El derecho de injuriar

La justicia importa muy poco, o nada, a la gran mayoría de los mexicanos. Es una deficiencia de formación cívica y ética, y de aprecio a principios de convivencia civilizada.

Una alumna de bachillerato insulta en un twit ––reenviado a todo mundo por otro estudiante–– a su profesora. La maestra los reprende ante el grupo sin violencia verbal alguna, aunque con la voz fuerte y entrecortada. Les exige que le pidan una disculpa y les dice que ella defenderá sus derechos hasta las últimas consecuencias. El episodio es grabado por algunos alumnos con sus teléfonos celulares, y se le da difusión. La maestra recibe nuevas ofensas y amenazas en las redes sociales, y se le retira del aula a labores administrativas hasta en tanto se determine qué sanción se le impondrá.

El asunto no le interesa a casi nadie. Una excepción es el gran Gil Gamés: “Así de fácil, la maestra ofendida separada del aula” (La Razón). El desenlace punitivo debiera ser motivo de escándalo. ¿Los compañeros de la maestra se han inconformado por la suspensión y el anunciado castigo? ¿Cuántos editorialistas se han ocupado del asunto? ¿Así que la profesora debía soportar las injurias sin chistar, soslayar que había sido agraviada? ¿Es que no era no sólo su derecho sino su deber llamar la atención a los ofensores justamente en presencia del grupo pues al hacerlo estaba dando una lección de civilidad y decencia, de la necesidad de respetar al otro? ¿Qué argumentos ha esgrimido la dirección de la escuela ––el Centro de Bachillerato Tecnológico Industrial de Ciudad Madero, Tamaulipas–– para la medida contra la maestra?

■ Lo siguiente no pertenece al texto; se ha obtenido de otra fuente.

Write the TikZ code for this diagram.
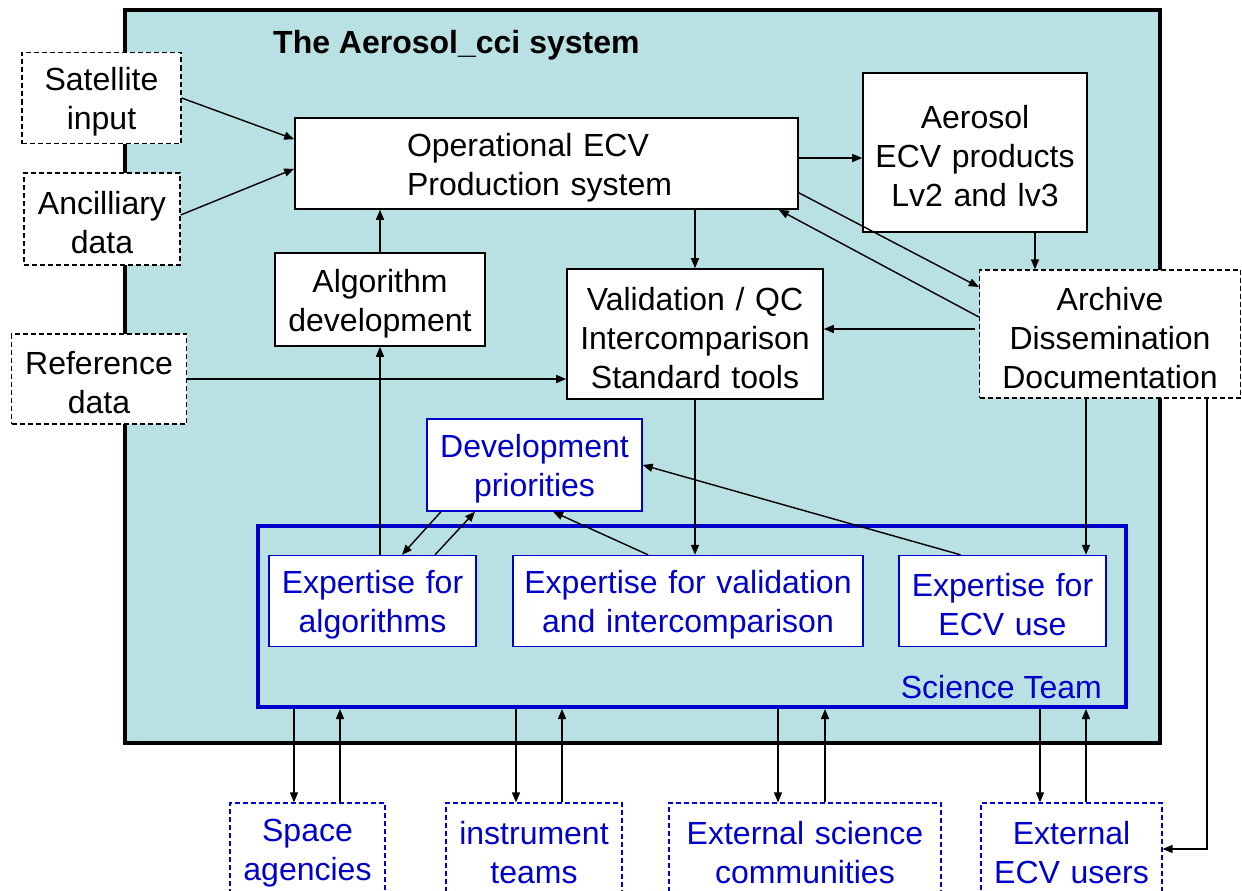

Si la profesora se hubiera tragado el agravio sin reclamar, la lección a los alumnos ––todos ellos enterados de las majaderías de sus compañeros–– hubiera sido la peor posible: pueden maltratar a sus profesores y al resto de sus semejantes sin que los maltratados tengan derecho a reclamo alguno, pueden atropellar impunemente a los demás.

Los profesores de las escuelas públicas, amparados en la protección que da actuar confundidos en la muchedumbre y en la complacencia de las autoridades, pueden bloquear calles, avenidas y carreteras, impedir el acceso al aeropuerto, cerrar la sede legislativa rompiendo además los cristales del inmueble, destrozar la puerta de un hotel, apalear policías y abandonar a sus alumnos, todo eso sin que tengan que enfrentar consecuencia alguna por sus actos.

La profesora que tuvo la osadía de incomodar a unos estudiantes reprendiéndolos por su proceder reprobable, en cambio, fue revictimizada por el director de su centro escolar, que le ha infligido la humillación de apartarla de la tarea docente sin que se comprenda qué falta se le atribuye.

No toquéis a los muchachos ni con el pétalo verbal de una insinuación de reproche: esa es la nueva máxima de la educación de hoy. La dignidad en abstracto se defiende en libros y cátedras como un valor en el que se fundamentan los derechos humanos, uno de nuestros más apreciables productos civilizados; pero queda vedado salir en defensa de la propia dignidad contra los ultrajes de los estudiantes ––a quienes se les otorga patente de corso––, así la defensa se haga con la mayor corrección y cortesía.